## [Data excerpt]
▶

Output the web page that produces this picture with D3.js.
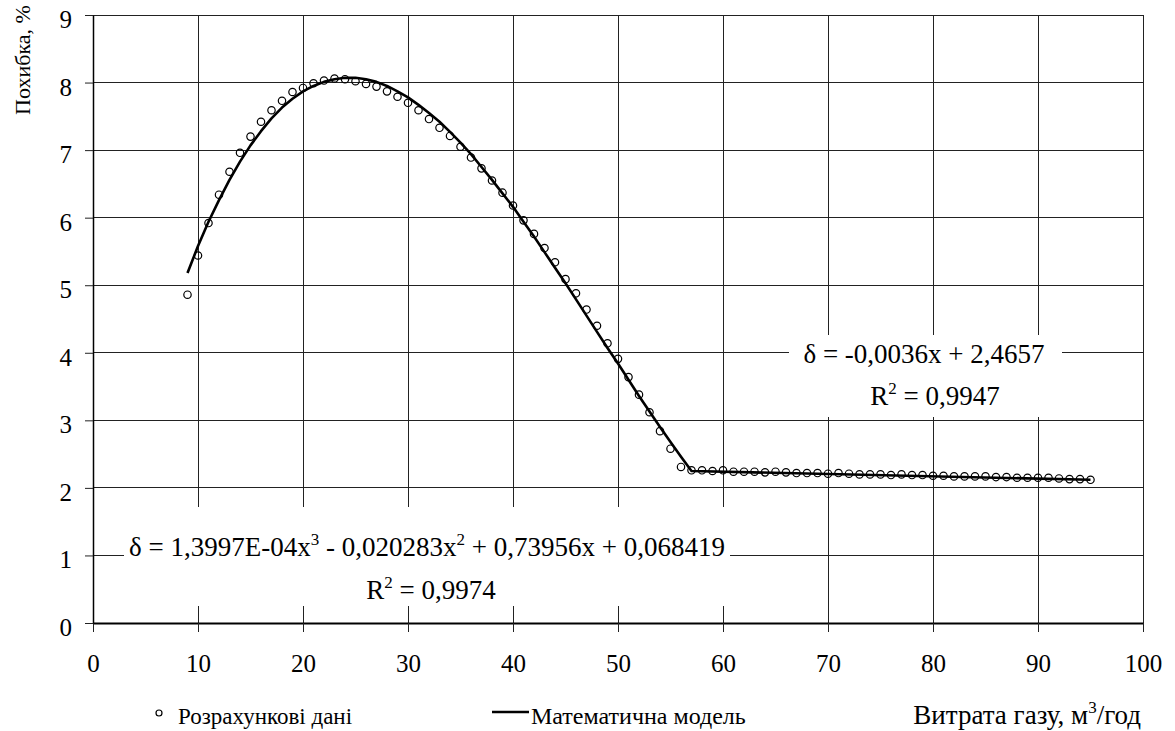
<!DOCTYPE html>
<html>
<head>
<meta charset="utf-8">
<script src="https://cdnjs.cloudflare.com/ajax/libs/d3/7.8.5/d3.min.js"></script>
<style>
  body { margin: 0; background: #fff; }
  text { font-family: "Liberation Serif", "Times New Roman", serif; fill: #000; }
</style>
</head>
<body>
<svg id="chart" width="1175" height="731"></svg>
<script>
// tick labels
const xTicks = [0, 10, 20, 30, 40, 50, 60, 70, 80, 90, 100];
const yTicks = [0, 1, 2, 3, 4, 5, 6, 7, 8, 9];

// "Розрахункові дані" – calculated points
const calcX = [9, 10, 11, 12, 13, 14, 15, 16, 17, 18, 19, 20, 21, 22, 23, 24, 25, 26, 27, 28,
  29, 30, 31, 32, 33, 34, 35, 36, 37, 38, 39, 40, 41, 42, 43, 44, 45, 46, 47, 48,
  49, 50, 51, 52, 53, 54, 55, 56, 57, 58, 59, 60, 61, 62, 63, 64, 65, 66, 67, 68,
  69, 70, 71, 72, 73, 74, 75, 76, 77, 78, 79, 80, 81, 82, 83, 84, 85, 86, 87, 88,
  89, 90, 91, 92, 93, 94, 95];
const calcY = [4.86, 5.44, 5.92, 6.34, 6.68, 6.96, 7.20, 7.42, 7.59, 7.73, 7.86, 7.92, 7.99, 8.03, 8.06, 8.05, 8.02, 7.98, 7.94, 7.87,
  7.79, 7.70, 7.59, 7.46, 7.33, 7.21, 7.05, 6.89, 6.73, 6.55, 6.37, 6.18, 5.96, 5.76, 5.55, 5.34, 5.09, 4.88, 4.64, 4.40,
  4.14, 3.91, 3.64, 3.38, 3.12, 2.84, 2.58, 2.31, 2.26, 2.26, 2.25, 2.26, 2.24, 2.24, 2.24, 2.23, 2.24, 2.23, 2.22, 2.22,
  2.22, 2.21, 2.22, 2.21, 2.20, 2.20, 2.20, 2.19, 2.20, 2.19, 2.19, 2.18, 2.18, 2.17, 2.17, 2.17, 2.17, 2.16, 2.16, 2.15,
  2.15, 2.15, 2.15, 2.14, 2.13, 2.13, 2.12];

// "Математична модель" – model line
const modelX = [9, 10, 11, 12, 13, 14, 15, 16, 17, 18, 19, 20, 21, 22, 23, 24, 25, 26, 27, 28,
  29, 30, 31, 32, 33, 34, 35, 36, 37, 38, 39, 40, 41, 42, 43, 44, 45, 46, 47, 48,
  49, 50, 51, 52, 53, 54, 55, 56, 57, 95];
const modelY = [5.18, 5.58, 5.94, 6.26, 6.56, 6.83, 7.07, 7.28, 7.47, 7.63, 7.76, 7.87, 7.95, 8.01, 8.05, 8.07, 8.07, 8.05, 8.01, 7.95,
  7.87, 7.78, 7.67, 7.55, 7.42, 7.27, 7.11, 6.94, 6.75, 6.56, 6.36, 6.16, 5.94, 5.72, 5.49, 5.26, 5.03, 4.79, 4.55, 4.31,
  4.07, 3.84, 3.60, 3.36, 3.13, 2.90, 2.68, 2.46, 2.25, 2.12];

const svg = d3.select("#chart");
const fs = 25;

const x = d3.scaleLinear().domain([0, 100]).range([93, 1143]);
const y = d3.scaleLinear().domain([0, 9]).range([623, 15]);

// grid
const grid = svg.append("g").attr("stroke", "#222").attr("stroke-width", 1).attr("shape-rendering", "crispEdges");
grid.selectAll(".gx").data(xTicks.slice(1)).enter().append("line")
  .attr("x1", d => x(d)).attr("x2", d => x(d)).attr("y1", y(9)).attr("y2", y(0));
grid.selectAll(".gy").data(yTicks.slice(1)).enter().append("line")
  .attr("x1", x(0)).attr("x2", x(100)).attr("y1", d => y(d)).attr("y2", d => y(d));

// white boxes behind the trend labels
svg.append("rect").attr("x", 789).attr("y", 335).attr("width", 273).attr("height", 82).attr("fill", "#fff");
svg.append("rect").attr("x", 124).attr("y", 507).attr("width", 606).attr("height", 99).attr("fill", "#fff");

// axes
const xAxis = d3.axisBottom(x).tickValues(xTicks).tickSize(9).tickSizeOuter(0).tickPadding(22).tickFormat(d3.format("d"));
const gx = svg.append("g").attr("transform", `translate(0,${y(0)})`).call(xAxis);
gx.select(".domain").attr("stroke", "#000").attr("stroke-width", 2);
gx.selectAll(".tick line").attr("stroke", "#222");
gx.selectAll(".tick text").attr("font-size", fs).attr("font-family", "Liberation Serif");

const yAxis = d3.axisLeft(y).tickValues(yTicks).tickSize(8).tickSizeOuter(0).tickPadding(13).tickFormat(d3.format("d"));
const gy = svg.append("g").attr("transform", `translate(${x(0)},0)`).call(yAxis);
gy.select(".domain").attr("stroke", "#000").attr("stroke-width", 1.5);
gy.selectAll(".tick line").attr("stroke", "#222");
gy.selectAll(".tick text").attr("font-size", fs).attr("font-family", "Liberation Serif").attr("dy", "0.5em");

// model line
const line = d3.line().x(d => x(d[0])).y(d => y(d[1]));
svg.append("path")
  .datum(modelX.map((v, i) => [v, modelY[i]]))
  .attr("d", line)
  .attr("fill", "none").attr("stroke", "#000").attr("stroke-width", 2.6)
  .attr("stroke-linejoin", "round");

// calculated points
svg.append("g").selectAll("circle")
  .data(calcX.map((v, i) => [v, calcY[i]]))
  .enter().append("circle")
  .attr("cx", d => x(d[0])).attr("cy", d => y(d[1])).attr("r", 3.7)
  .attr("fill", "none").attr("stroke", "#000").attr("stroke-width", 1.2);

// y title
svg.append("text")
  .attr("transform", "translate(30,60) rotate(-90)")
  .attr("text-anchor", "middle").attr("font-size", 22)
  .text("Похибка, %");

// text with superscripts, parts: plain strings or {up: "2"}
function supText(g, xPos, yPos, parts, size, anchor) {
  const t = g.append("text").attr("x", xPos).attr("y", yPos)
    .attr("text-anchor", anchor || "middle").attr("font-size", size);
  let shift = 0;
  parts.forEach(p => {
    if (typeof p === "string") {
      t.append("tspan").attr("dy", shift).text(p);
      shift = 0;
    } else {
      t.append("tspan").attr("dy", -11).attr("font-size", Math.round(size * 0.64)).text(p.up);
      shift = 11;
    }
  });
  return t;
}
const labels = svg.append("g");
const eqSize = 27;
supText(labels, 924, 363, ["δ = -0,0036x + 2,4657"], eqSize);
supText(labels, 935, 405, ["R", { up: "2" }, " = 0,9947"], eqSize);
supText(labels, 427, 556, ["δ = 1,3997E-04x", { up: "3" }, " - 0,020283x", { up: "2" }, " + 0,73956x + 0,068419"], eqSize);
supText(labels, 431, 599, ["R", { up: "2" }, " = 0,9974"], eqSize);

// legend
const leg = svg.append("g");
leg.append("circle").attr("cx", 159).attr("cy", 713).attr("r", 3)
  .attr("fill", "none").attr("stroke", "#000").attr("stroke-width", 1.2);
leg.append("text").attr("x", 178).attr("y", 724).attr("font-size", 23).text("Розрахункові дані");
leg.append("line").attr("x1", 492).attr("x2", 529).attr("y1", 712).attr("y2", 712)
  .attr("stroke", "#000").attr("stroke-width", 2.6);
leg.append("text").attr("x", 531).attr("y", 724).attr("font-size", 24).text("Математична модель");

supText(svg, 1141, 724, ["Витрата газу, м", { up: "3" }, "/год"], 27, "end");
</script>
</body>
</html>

◀

## [Exercise prompt]
Output a faithful copy of the data, with each picture left out.

## [In response]
Output the web page that produces this picture with D3.js.
<!DOCTYPE html>
<html>
<head>
<meta charset="utf-8">
<script src="https://cdnjs.cloudflare.com/ajax/libs/d3/7.8.5/d3.min.js"></script>
<style>
  body { margin: 0; background: #fff; }
  text { font-family: "Liberation Serif", "Times New Roman", serif; fill: #000; }
</style>
</head>
<body>
<svg id="chart" width="1175" height="731"></svg>
<script>
// tick labels
const xTicks = [0, 10, 20, 30, 40, 50, 60, 70, 80, 90, 100];
const yTicks = [0, 1, 2, 3, 4, 5, 6, 7, 8, 9];

// "Розрахункові дані" – calculated points
const calcX = [9, 10, 11, 12, 13, 14, 15, 16, 17, 18, 19, 20, 21, 22, 23, 24, 25, 26, 27, 28,
  29, 30, 31, 32, 33, 34, 35, 36, 37, 38, 39, 40, 41, 42, 43, 44, 45, 46, 47, 48,
  49, 50, 51, 52, 53, 54, 55, 56, 57, 58, 59, 60, 61, 62, 63, 64, 65, 66, 67, 68,
  69, 70, 71, 72, 73, 74, 75, 76, 77, 78, 79, 80, 81, 82, 83, 84, 85, 86, 87, 88,
  89, 90, 91, 92, 93, 94, 95];
const calcY = [4.86, 5.44, 5.92, 6.34, 6.68, 6.96, 7.20, 7.42, 7.59, 7.73, 7.86, 7.92, 7.99, 8.03, 8.06, 8.05, 8.02, 7.98, 7.94, 7.87,
  7.79, 7.70, 7.59, 7.46, 7.33, 7.21, 7.05, 6.89, 6.73, 6.55, 6.37, 6.18, 5.96, 5.76, 5.55, 5.34, 5.09, 4.88, 4.64, 4.40,
  4.14, 3.91, 3.64, 3.38, 3.12, 2.84, 2.58, 2.31, 2.26, 2.26, 2.25, 2.26, 2.24, 2.24, 2.24, 2.23, 2.24, 2.23, 2.22, 2.22,
  2.22, 2.21, 2.22, 2.21, 2.20, 2.20, 2.20, 2.19, 2.20, 2.19, 2.19, 2.18, 2.18, 2.17, 2.17, 2.17, 2.17, 2.16, 2.16, 2.15,
  2.15, 2.15, 2.15, 2.14, 2.13, 2.13, 2.12];

// "Математична модель" – model line
const modelX = [9, 10, 11, 12, 13, 14, 15, 16, 17, 18, 19, 20, 21, 22, 23, 24, 25, 26, 27, 28,
  29, 30, 31, 32, 33, 34, 35, 36, 37, 38, 39, 40, 41, 42, 43, 44, 45, 46, 47, 48,
  49, 50, 51, 52, 53, 54, 55, 56, 57, 95];
const modelY = [5.18, 5.58, 5.94, 6.26, 6.56, 6.83, 7.07, 7.28, 7.47, 7.63, 7.76, 7.87, 7.95, 8.01, 8.05, 8.07, 8.07, 8.05, 8.01, 7.95,
  7.87, 7.78, 7.67, 7.55, 7.42, 7.27, 7.11, 6.94, 6.75, 6.56, 6.36, 6.16, 5.94, 5.72, 5.49, 5.26, 5.03, 4.79, 4.55, 4.31,
  4.07, 3.84, 3.60, 3.36, 3.13, 2.90, 2.68, 2.46, 2.25, 2.12];

const svg = d3.select("#chart");
const fs = 25;

const x = d3.scaleLinear().domain([0, 100]).range([93, 1143]);
const y = d3.scaleLinear().domain([0, 9]).range([623, 15]);

// grid
const grid = svg.append("g").attr("stroke", "#222").attr("stroke-width", 1).attr("shape-rendering", "crispEdges");
grid.selectAll(".gx").data(xTicks.slice(1)).enter().append("line")
  .attr("x1", d => x(d)).attr("x2", d => x(d)).attr("y1", y(9)).attr("y2", y(0));
grid.selectAll(".gy").data(yTicks.slice(1)).enter().append("line")
  .attr("x1", x(0)).attr("x2", x(100)).attr("y1", d => y(d)).attr("y2", d => y(d));

// white boxes behind the trend labels
svg.append("rect").attr("x", 789).attr("y", 335).attr("width", 273).attr("height", 82).attr("fill", "#fff");
svg.append("rect").attr("x", 124).attr("y", 507).attr("width", 606).attr("height", 99).attr("fill", "#fff");

// axes
const xAxis = d3.axisBottom(x).tickValues(xTicks).tickSize(9).tickSizeOuter(0).tickPadding(22).tickFormat(d3.format("d"));
const gx = svg.append("g").attr("transform", `translate(0,${y(0)})`).call(xAxis);
gx.select(".domain").attr("stroke", "#000").attr("stroke-width", 2);
gx.selectAll(".tick line").attr("stroke", "#222");
gx.selectAll(".tick text").attr("font-size", fs).attr("font-family", "Liberation Serif");

const yAxis = d3.axisLeft(y).tickValues(yTicks).tickSize(8).tickSizeOuter(0).tickPadding(13).tickFormat(d3.format("d"));
const gy = svg.append("g").attr("transform", `translate(${x(0)},0)`).call(yAxis);
gy.select(".domain").attr("stroke", "#000").attr("stroke-width", 1.5);
gy.selectAll(".tick line").attr("stroke", "#222");
gy.selectAll(".tick text").attr("font-size", fs).attr("font-family", "Liberation Serif").attr("dy", "0.5em");

// model line
const line = d3.line().x(d => x(d[0])).y(d => y(d[1]));
svg.append("path")
  .datum(modelX.map((v, i) => [v, modelY[i]]))
  .attr("d", line)
  .attr("fill", "none").attr("stroke", "#000").attr("stroke-width", 2.6)
  .attr("stroke-linejoin", "round");

// calculated points
svg.append("g").selectAll("circle")
  .data(calcX.map((v, i) => [v, calcY[i]]))
  .enter().append("circle")
  .attr("cx", d => x(d[0])).attr("cy", d => y(d[1])).attr("r", 3.7)
  .attr("fill", "none").attr("stroke", "#000").attr("stroke-width", 1.2);

// y title
svg.append("text")
  .attr("transform", "translate(30,60) rotate(-90)")
  .attr("text-anchor", "middle").attr("font-size", 22)
  .text("Похибка, %");

// text with superscripts, parts: plain strings or {up: "2"}
function supText(g, xPos, yPos, parts, size, anchor) {
  const t = g.append("text").attr("x", xPos).attr("y", yPos)
    .attr("text-anchor", anchor || "middle").attr("font-size", size);
  let shift = 0;
  parts.forEach(p => {
    if (typeof p === "string") {
      t.append("tspan").attr("dy", shift).text(p);
      shift = 0;
    } else {
      t.append("tspan").attr("dy", -11).attr("font-size", Math.round(size * 0.64)).text(p.up);
      shift = 11;
    }
  });
  return t;
}
const labels = svg.append("g");
const eqSize = 27;
supText(labels, 924, 363, ["δ = -0,0036x + 2,4657"], eqSize);
supText(labels, 935, 405, ["R", { up: "2" }, " = 0,9947"], eqSize);
supText(labels, 427, 556, ["δ = 1,3997E-04x", { up: "3" }, " - 0,020283x", { up: "2" }, " + 0,73956x + 0,068419"], eqSize);
supText(labels, 431, 599, ["R", { up: "2" }, " = 0,9974"], eqSize);

// legend
const leg = svg.append("g");
leg.append("circle").attr("cx", 159).attr("cy", 713).attr("r", 3)
  .attr("fill", "none").attr("stroke", "#000").attr("stroke-width", 1.2);
leg.append("text").attr("x", 178).attr("y", 724).attr("font-size", 23).text("Розрахункові дані");
leg.append("line").attr("x1", 492).attr("x2", 529).attr("y1", 712).attr("y2", 712)
  .attr("stroke", "#000").attr("stroke-width", 2.6);
leg.append("text").attr("x", 531).attr("y", 724).attr("font-size", 24).text("Математична модель");

supText(svg, 1141, 724, ["Витрата газу, м", { up: "3" }, "/год"], 27, "end");
</script>
</body>
</html>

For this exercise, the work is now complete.